Your goal: Return all lines from the listing below in which the string "matplotlib" occurs.
****************
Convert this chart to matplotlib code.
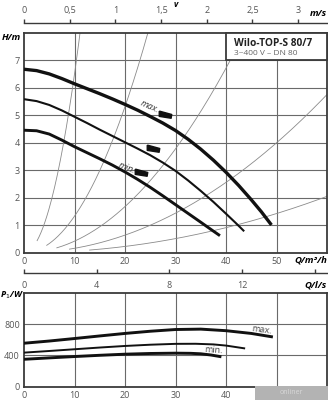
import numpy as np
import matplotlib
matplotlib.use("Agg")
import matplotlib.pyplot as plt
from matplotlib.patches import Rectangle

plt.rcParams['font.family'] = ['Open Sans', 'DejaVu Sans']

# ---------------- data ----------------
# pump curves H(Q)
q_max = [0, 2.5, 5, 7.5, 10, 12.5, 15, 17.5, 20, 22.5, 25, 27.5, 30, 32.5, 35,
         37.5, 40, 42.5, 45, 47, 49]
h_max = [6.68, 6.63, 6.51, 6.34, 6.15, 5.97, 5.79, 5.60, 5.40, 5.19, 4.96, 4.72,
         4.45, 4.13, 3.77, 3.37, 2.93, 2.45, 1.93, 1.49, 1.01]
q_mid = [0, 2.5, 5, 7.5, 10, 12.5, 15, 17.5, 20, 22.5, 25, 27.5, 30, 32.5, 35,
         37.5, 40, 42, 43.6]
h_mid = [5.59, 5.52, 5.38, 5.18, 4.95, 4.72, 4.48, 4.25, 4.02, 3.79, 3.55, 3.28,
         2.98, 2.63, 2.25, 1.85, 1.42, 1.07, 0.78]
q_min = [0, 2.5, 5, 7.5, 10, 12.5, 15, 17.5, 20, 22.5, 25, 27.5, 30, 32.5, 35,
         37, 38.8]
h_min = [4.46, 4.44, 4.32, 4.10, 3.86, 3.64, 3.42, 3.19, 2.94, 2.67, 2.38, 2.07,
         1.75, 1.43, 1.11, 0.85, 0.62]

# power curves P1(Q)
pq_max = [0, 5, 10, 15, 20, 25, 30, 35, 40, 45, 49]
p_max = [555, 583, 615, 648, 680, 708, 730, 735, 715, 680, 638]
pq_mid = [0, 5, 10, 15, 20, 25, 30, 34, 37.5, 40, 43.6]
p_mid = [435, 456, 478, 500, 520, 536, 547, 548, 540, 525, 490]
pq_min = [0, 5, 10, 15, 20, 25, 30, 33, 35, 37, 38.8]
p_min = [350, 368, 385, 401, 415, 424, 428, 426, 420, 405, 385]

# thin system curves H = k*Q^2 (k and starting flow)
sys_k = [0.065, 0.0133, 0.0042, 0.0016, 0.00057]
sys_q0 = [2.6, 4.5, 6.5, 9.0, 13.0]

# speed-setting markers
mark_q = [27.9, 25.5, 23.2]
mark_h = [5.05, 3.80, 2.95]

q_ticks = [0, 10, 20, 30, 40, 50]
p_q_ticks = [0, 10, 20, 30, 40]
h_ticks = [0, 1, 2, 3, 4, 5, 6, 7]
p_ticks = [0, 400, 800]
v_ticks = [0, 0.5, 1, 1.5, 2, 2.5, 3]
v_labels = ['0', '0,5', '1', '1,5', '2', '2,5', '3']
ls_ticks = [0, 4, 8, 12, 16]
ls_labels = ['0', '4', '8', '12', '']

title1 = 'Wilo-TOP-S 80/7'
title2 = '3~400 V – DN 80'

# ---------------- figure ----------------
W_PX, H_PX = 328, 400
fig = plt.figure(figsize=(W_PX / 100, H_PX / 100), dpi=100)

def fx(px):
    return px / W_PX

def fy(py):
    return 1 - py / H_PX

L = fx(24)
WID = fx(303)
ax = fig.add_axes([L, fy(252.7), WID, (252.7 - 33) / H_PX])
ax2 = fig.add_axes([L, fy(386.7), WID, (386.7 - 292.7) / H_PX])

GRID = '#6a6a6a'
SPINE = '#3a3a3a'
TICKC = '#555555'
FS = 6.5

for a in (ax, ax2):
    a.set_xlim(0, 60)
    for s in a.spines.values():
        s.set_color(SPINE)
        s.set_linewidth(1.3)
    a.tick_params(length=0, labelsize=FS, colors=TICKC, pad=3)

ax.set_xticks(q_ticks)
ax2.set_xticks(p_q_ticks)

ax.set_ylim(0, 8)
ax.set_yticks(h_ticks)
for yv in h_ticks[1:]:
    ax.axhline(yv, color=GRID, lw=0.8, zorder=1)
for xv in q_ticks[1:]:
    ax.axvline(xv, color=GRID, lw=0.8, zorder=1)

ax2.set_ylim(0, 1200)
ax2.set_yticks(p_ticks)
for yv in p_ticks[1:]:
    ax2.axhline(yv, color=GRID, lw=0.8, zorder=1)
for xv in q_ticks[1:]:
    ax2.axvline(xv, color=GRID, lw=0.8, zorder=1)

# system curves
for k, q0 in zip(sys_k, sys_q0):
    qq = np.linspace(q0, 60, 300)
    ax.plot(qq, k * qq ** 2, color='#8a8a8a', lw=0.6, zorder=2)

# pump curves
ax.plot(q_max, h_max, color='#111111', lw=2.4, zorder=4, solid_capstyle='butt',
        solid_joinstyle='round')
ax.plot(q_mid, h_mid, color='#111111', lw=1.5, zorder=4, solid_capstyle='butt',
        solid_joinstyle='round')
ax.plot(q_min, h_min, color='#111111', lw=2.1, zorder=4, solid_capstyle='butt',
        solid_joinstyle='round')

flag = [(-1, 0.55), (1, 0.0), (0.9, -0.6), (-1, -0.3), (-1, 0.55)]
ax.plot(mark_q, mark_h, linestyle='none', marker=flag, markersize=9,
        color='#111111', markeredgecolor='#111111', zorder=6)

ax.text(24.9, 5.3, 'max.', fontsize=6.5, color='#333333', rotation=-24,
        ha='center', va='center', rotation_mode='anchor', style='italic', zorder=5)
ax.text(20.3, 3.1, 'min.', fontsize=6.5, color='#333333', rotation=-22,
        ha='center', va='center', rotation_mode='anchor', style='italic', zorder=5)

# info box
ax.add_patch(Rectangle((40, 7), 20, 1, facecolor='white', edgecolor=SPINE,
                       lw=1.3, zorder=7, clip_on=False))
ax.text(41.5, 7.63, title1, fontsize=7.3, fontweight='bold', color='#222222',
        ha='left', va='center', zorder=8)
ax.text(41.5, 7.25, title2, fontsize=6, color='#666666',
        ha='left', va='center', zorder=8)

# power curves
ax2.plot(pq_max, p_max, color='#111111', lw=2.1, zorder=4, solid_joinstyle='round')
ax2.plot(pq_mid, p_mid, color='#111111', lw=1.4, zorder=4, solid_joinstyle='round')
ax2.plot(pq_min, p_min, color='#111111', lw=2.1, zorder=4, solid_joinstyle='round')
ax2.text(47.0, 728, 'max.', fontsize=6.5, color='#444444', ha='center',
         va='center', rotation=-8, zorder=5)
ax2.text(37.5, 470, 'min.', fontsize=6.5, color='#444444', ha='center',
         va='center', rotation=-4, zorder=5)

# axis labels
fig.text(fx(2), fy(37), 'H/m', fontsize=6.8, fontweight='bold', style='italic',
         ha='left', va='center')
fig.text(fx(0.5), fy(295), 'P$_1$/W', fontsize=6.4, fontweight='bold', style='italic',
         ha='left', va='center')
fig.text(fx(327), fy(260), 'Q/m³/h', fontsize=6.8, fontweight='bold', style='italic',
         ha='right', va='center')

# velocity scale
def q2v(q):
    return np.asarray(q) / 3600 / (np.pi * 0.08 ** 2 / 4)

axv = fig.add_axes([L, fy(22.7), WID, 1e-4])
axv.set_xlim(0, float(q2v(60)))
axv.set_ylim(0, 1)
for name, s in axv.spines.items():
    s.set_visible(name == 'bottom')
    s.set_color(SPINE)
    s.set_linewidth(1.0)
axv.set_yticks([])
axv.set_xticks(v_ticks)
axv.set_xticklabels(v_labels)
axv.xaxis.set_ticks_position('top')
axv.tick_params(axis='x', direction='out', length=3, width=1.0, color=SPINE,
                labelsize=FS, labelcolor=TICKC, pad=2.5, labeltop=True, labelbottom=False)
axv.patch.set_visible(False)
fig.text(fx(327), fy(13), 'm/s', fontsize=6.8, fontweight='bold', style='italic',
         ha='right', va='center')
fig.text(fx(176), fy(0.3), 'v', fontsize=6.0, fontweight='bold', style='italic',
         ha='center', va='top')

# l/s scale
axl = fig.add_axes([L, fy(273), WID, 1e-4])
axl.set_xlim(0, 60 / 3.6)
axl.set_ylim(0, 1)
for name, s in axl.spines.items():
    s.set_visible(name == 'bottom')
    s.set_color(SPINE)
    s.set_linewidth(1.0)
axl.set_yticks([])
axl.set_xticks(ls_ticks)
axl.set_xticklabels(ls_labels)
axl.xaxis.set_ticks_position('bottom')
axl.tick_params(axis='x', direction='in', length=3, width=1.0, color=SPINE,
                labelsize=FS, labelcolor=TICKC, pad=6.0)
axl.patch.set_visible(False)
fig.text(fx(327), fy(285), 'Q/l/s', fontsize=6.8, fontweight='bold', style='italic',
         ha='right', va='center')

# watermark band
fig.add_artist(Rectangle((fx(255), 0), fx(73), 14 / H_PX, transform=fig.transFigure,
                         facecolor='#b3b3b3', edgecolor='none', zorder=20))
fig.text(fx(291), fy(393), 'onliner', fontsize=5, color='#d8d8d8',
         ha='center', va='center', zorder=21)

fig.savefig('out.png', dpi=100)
****************
Solution:
Convert this chart to matplotlib code.
import matplotlib
matplotlib.use("Agg")
import matplotlib.pyplot as plt
from matplotlib.patches import Rectangle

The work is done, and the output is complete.